Artificial intelligence can determine lung cancer type
A new computer program can analyze images of patients’ lung tumors, specify cancer types, and even identify altered genes driving abnormal cell growth, a new study shows.
Led by researchers at NYU School of Medicine and published online in Nature Medicine, the study found that a type of artificial intelligence (AI), or “machine learning” program, could distinguish with 97 percent accuracy between adenocarcinoma and squamous cell carcinoma—two lung cancer types that experienced pathologists at times struggle to parse without confirmatory tests.
The AI tool was also able to determine whether abnormal versions of 6 genes linked to lung cancer—including EGFR, KRAS, and TP53—were present in cells, with an accuracy that ranged from 73 to 86 percent depending on the gene. Such genetic changes or mutations often cause the abnormal growth seen in cancer, but can also change a cell’s shape and interactions with its surroundings, providing visual clues for automated analysis.
Determining which genes are changed in each tumor has become vital with the increased use of targeted therapies that work only against cancer cells with specific mutations, researchers say. About 20 percent of patients with adenocarcinoma, for instance, are known to have mutations in the gene epidermal growth factor receptor or EGFR, which can now be treated with approved drugs.
But the genetic tests currently used to confirm the presence of mutations can take weeks to return results, say the study authors.
“Delaying the start of cancer treatment is never good,” says senior study author Aristotelis Tsirigos, Ph.D., associate professor in the Department of Pathology at NYU Langone’s Perlmutter Cancer Center. “Our study provides strong evidence that an AI approach will be able to instantly determine cancer subtype and mutational profile to get patients started on targeted therapies sooner.”
Machine Learning
In the current study, the research team designed statistical techniques that gave their program the ability to “learn” how to get better at a task but without being told exactly how. Such programs build rules and mathematical models that enable decision-making based on data examples fed into them, with the program getting “smarter” as the amount of training data grows.
Newer AI approaches, inspired by nerve cell networks in the brain, use increasingly complex circuits to process information in layers, with each step feeding information into the next, and assigning more or less importance to each piece of information along the way.
The current team trained a deep convolutional neural network, Google’s Inception v3, to analyze slide images obtained from The Cancer Genome Atlas, a database with images of cancer diagnoses that have already been determined. That let the researchers measure how well their program could be trained to accurately and automatically classify normal versus diseased tissue.
Interestingly, the study found that about half of the small percentage of tumor images misclassified by the study AI program were also misclassified by the pathologists, highlighting the difficulty in distinguishing between the two lung cancer types.
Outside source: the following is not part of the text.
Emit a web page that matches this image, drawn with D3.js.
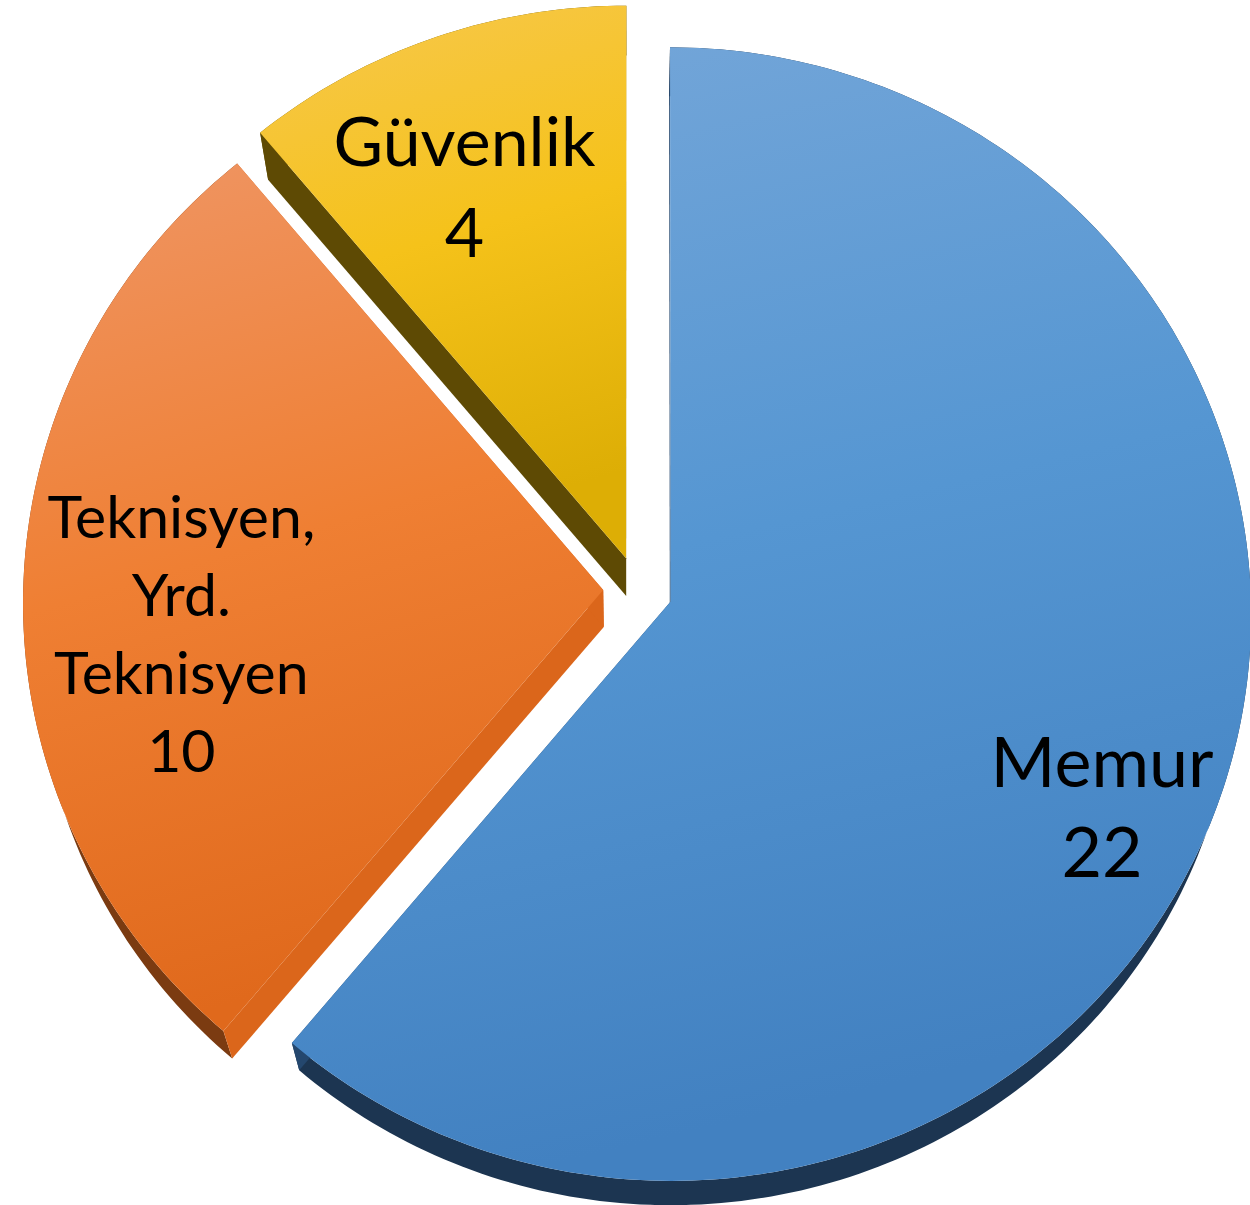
<!DOCTYPE html>
<html>
<head>
<meta charset="utf-8">
<script src="https://cdn.jsdelivr.net/npm/d3@7"></script>
<style>
  body { margin: 0; background: #fff; }
  text { font-family: Lato, "Open Sans", sans-serif; fill: #000; }
</style>
</head>
<body>
<div id="chart-area"></div>
<script>
/*
 *    pie3d.js
 */

// data
const categories = ["Memur", "Teknisyen, Yrd. Teknisyen", "Güvenlik"];
const values = [22, 10, 4];

// look
const topColours = [
    ["#76a7d9", "#5596d2", "#4281c1"],
    ["#ef9665", "#ef7f33", "#e0691c"],
    ["#f7c84e", "#f5c21a", "#ddae05"]
];
const rimColours = ["#1c3551", "#7b3b11", "#6b5400"];
const edgeColours = ["#24476e", "#db661b", "#5e4a04"];
const fontSizes = [70, 59, 68];
const lineHeights = [90, 78, 91];
const labelPolar = [[0.82, 116], [0.73, 264], [0.725, 337]];

const width = 1250;
const height = 1205;
const explode = 0.06;

// simple perspective for the top face, bottom face shrinks toward a far point
const cam = { cx: 638, cy: 590, sx: 580, sy: 566, p: 0.022 };
const vanish = [630, 2308];
const depth = 0.0216;

const project = (u, v) => {
    const w = 1 - cam.p * v;
    return [cam.cx + cam.sx * u / w, cam.cy + cam.sy * v / w];
};
const drop = (pt) => [pt[0] + depth * (vanish[0] - pt[0]), pt[1] + depth * (vanish[1] - pt[1])];

const svg = d3.select("#chart-area")
    .append("svg")
    .attr("width", width)
    .attr("height", height);

const defs = svg.append("defs");
const line = d3.line();

const arcs = d3.pie().sort(null).startAngle(0).endAngle(2 * Math.PI)(values);

const slices = arcs.map((a) => {
    const mid = (a.startAngle + a.endAngle) / 2;
    const ou = explode * Math.sin(mid);
    const ov = -explode * Math.cos(mid);
    const n = Math.ceil((a.endAngle - a.startAngle) / (Math.PI / 180)) + 1;
    const rim = d3.range(n).map((i) => {
        const t = a.startAngle + (a.endAngle - a.startAngle) * i / (n - 1);
        return project(ou + Math.sin(t), ov - Math.cos(t));
    });
    const centre = project(ou, ov);
    return { a: a, i: a.index, mid: mid, ou: ou, ov: ov, rim: rim, centre: centre };
});

// gradients for top faces
slices.forEach((s) => {
    const grad = defs.append("linearGradient")
        .attr("id", "top" + s.i)
        .attr("x1", 0).attr("y1", 0)
        .attr("x2", 0.2).attr("y2", 1);
    topColours[s.i].forEach((c, j) => {
        grad.append("stop").attr("offset", j / 2).attr("stop-color", c);
    });
});

const sides = svg.append("g").attr("class", "sides");
const tops = svg.append("g").attr("class", "tops");
const labels = svg.append("g").attr("class", "labels");

slices.forEach((s) => {
    const rimLow = s.rim.map(drop);
    const cLow = drop(s.centre);
    const first = s.rim[0];
    const last = s.rim[s.rim.length - 1];

    // outer curved side
    sides.append("path")
        .attr("d", line(s.rim.concat(rimLow.slice().reverse())) + "Z")
        .attr("fill", rimColours[s.i]);

    // the two flat radial sides
    [[first, rimLow[0]], [last, rimLow[rimLow.length - 1]]].forEach((e) => {
        sides.append("path")
            .attr("d", line([s.centre, e[0], e[1], cLow]) + "Z")
            .attr("fill", edgeColours[s.i]);
    });

    // top face
    tops.append("path")
        .attr("d", line([s.centre].concat(s.rim)) + "Z")
        .attr("fill", "url(#top" + s.i + ")");
});

// wraps words greedily to a max width
const wrapWords = (text, size, maxW) => {
    const probe = svg.append("text").attr("font-size", size);
    const words = text.split(" ");
    const lines = [];
    let cur = "";
    words.forEach((w) => {
        const test = cur ? cur + " " + w : w;
        probe.text(test);
        if (cur && probe.node().getComputedTextLength() > maxW) {
            lines.push(cur);
            cur = w;
        } else {
            cur = test;
        }
    });
    lines.push(cur);
    probe.remove();
    return lines;
};

slices.forEach((s) => {
    const lp = labelPolar[s.i];
    const ang = lp[1] * Math.PI / 180;
    const pos = project(s.ou + lp[0] * Math.sin(ang), s.ov - lp[0] * Math.cos(ang));
    const fs = fontSizes[s.i];
    const lh = lineHeights[s.i];
    const rows = wrapWords(categories[s.i], fs, 300).concat([String(values[s.i])]);
    const t = labels.append("text")
        .attr("text-anchor", "middle")
        .attr("font-size", fs);
    rows.forEach((r, j) => {
        t.append("tspan")
            .attr("x", pos[0])
            .attr("y", pos[1] + (j - (rows.length - 1) / 2) * lh + 0.36 * fs)
            .text(r);
    });
});
</script>
</body>
</html>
On the other hand, 45 out of 54 of the images misclassified by at least one of the pathologist in the study were assigned to the correct cancer type by the machine learning program, suggesting that AI could offer a useful second opinion.
“In our study, we were excited to improve on pathologist-level accuracies, and to show that AI can discover previously unknown patterns in the visible features of cancer cells and the tissues around them,” says co-corresponding author Narges Razavian, Ph.D., assistant professor in the departments of Radiology and Population Health. “The synergy between data and computational power is creating unprecedented opportunities to improve both the practice and the science of medicine.”